(Problem details): Reproduce exactly the lines below, from the first one through the line containing "import plotly.graph_objects as go", and omit any pictures.
--- Start ---
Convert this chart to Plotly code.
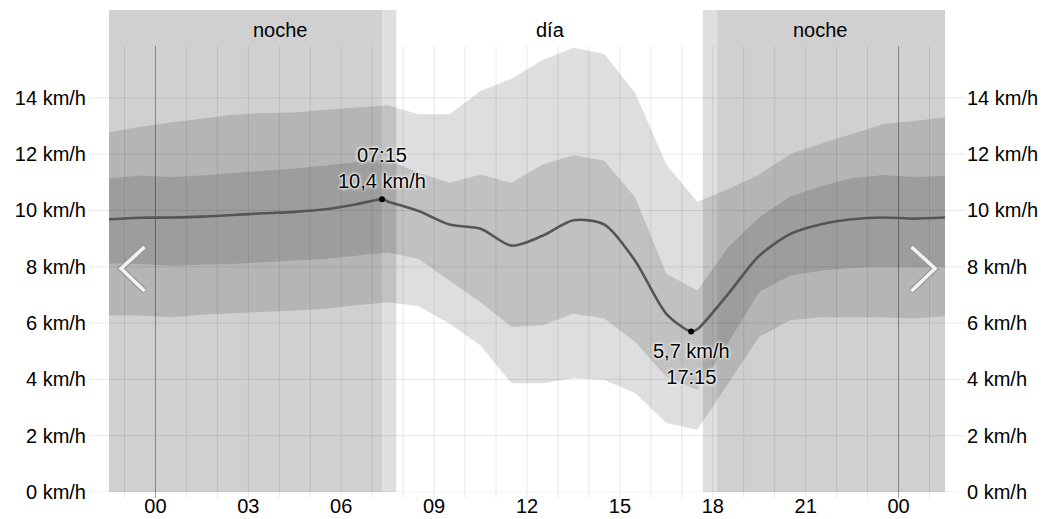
import plotly.graph_objects as go

# ---------------- data ----------------
hours = [-1.5, -0.5, 0.5, 1.5, 2.5, 3.5, 4.5, 5.5, 6.5, 7.5, 8.5, 9.5, 10.5, 11.5,
         12.5, 13.5, 14.5, 15.5, 16.5, 17.5, 18.5, 19.5, 20.5, 21.5, 22.5, 23.5, 24.5, 25.5]
p90 = [12.78, 12.97, 13.12, 13.27, 13.40, 13.46, 13.48, 13.58, 13.66, 13.74, 13.42, 13.42, 14.24, 14.68,
       15.34, 15.78, 15.56, 14.16, 11.63, 10.31, 10.75, 11.28, 12.00, 12.38, 12.72, 13.06, 13.18, 13.30]
p75 = [11.14, 11.24, 11.19, 11.24, 11.33, 11.40, 11.49, 11.60, 11.72, 11.80, 11.34, 10.98, 11.28, 10.98,
       11.63, 11.96, 11.77, 10.45, 7.75, 7.16, 8.70, 9.75, 10.50, 10.87, 11.14, 11.26, 11.19, 11.22]
mean_speed = [9.69, 9.74, 9.75, 9.78, 9.84, 9.90, 9.95, 10.04, 10.22, 10.32, 9.98, 9.50, 9.35, 8.75,
              9.10, 9.65, 9.50, 8.20, 6.33, 5.78, 7.04, 8.39, 9.16, 9.51, 9.69, 9.75, 9.71, 9.75]
p25 = [8.12, 8.10, 8.04, 8.07, 8.10, 8.16, 8.22, 8.28, 8.39, 8.51, 8.28, 7.51, 6.74, 5.86,
       5.92, 6.33, 6.16, 5.33, 4.09, 3.62, 5.30, 7.10, 7.69, 7.86, 7.96, 8.00, 7.98, 8.00]
p10 = [6.27, 6.27, 6.21, 6.30, 6.35, 6.41, 6.45, 6.51, 6.63, 6.74, 6.60, 5.98, 5.20, 3.86,
       3.86, 4.04, 3.98, 3.51, 2.45, 2.21, 3.86, 5.51, 6.10, 6.21, 6.21, 6.21, 6.16, 6.24]

extreme_hours = [7.32, 17.3]
extreme_speed = [10.4, 5.7]
extreme_time = ["07:15", "17:15"]
extreme_value = ["10,4 km/h", "5,7 km/h"]

dawn, sunrise, sunset, dusk = 7.33, 7.78, 17.68, 18.14
period_labels = ["noche", "día", "noche"]
period_label_x = [4.04, 12.77, 21.47]

x_tickvals = [0, 3, 6, 9, 12, 15, 18, 21, 24]
x_ticktext = ["00", "03", "06", "09", "12", "15", "18", "21", "00"]
y_tickvals = [0, 2, 4, 6, 8, 10, 12, 14]
y_ticktext = [f"{v} km/h" for v in y_tickvals]

X_MIN, X_MAX = -1.5, 25.5
Y_MAX = 17.12
FONT = "Liberation Sans, Arial, Helvetica, sans-serif"
TXT = "#000"

fig = go.Figure()

band_color = "rgba(0,0,0,0.13)"
for lo, hi in [(p10, p90), (p25, p75)]:
    fig.add_trace(go.Scatter(
        x=hours + hours[::-1], y=hi + lo[::-1], fill="toself",
        fillcolor=band_color, line=dict(width=0), mode="lines",
        hoverinfo="skip", showlegend=False))

# mean line incl. extremes
pts = sorted(list(zip(hours, mean_speed)) + list(zip(extreme_hours, extreme_speed)))
fig.add_trace(go.Scatter(
    x=[p[0] for p in pts], y=[p[1] for p in pts], mode="lines",
    line=dict(color="#555555", width=2.6, shape="spline", smoothing=0.8),
    hoverinfo="skip", showlegend=False))

fig.add_trace(go.Scatter(
    x=extreme_hours, y=extreme_speed, mode="markers",
    marker=dict(color="black", size=6), hoverinfo="skip", showlegend=False))

# invisible trace on right axis
fig.add_trace(go.Scatter(x=[X_MIN], y=[0], yaxis="y2", mode="markers",
                         marker=dict(opacity=0), hoverinfo="skip", showlegend=False))

shapes = []
# night / twilight shading
shapes.append(dict(type="rect", xref="x", yref="paper", x0=X_MIN, x1=dawn, y0=0, y1=1,
                   fillcolor="#d0d0d0", line=dict(width=0), layer="below"))
shapes.append(dict(type="rect", xref="x", yref="paper", x0=dawn, x1=sunrise, y0=0, y1=1,
                   fillcolor="#dfdfdf", line=dict(width=0), layer="below"))
shapes.append(dict(type="rect", xref="x", yref="paper", x0=sunset, x1=dusk, y0=0, y1=1,
                   fillcolor="#dfdfdf", line=dict(width=0), layer="below"))
shapes.append(dict(type="rect", xref="x", yref="paper", x0=dusk, x1=X_MAX, y0=0, y1=1,
                   fillcolor="#d0d0d0", line=dict(width=0), layer="below"))

# horizontal grid
for v in y_tickvals:
    shapes.append(dict(type="line", xref="paper", yref="y", x0=-0.024, x1=1.024, y0=v, y1=v,
                       line=dict(color="rgba(0,0,0,0.09)", width=1), layer="below"))
# vertical grid (hourly)
for h in range(-1, 26):
    midnight = h % 24 == 0
    shapes.append(dict(type="line", xref="x", yref="paper", x0=h, x1=h, y0=-0.0125, y1=0.925,
                       line=dict(color="rgba(0,0,0,0.38)" if midnight else "rgba(0,0,0,0.09)", width=1),
                       layer="below"))

# navigation chevrons (decoration)
for pts_c in ([(0.0425, 0.5083), (0.0144, 0.4637), (0.0425, 0.417)],
              [(0.9600, 0.5083), (0.9881, 0.4637), (0.9600, 0.417)]):
    path = "M {} {} L {} {} L {} {}".format(*[c for p in pts_c for c in p])
    shapes.append(dict(type="path", xref="paper", yref="paper", path=path,
                       line=dict(color="#9a9a9a", width=6), layer="above"))
    shapes.append(dict(type="path", xref="paper", yref="paper", path=path,
                       line=dict(color="#f2f2f2", width=3.5), layer="above"))

annotations = []
for lab, lx in zip(period_labels, period_label_x):
    annotations.append(dict(x=lx, y=(482 - 20) / 482, xref="x", yref="paper", text=lab,
                            showarrow=False, font=dict(size=20, color=TXT, family=FONT),
                            xanchor="center", yanchor="middle"))

halo = "0 0 2px #fff, 0 0 3px #fff, 0 0 4px #fff"
annotations.append(dict(x=extreme_hours[0], y=extreme_speed[0], xref="x", yref="y",
                        text=f"{extreme_time[0]}<br>{extreme_value[0]}", showarrow=False,
                        yanchor="bottom", xanchor="center", yshift=5,
                        font=dict(size=20, color=TXT, family=FONT, shadow=halo)))
annotations.append(dict(x=extreme_hours[1], y=extreme_speed[1], xref="x", yref="y",
                        text=f"{extreme_value[1]}<br>{extreme_time[1]}", showarrow=False,
                        yanchor="top", xanchor="center", yshift=-6,
                        font=dict(size=20, color=TXT, family=FONT, shadow=halo)))

fig.update_layout(
    width=1051, height=519,
    margin=dict(l=109, r=106, t=10, b=27),
    paper_bgcolor="white", plot_bgcolor="white",
    font=dict(family=FONT, size=20, color=TXT),
    xaxis=dict(range=[X_MIN, X_MAX], showgrid=False, zeroline=False, showline=False,
               tickvals=x_tickvals, ticktext=x_ticktext, ticks="", ticklabelstandoff=0,
               tickfont=dict(size=20, color=TXT), automargin=False),
    yaxis=dict(range=[0, Y_MAX], showgrid=False, zeroline=False, showline=False,
               tickvals=y_tickvals, ticktext=y_ticktext, ticks="", ticklabelstandoff=22,
               tickfont=dict(size=20, color=TXT), automargin=False),
    yaxis2=dict(range=[0, Y_MAX], overlaying="y", side="right", showgrid=False, zeroline=False,
                showline=False, tickvals=y_tickvals, ticktext=y_ticktext, ticks="",
                ticklabelstandoff=21, tickfont=dict(size=20, color=TXT), automargin=False),
    shapes=shapes, annotations=annotations, showlegend=False,
)

# remove the default 8px body margin so the 1051x519 figure fills the window exactly
fig.write_html("out.html", config={"displayModeBar": False},
               post_script="document.body.style.margin='0px';")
--- End ---
(Solution for this task):
Convert this chart to Plotly code.
import plotly.graph_objects as go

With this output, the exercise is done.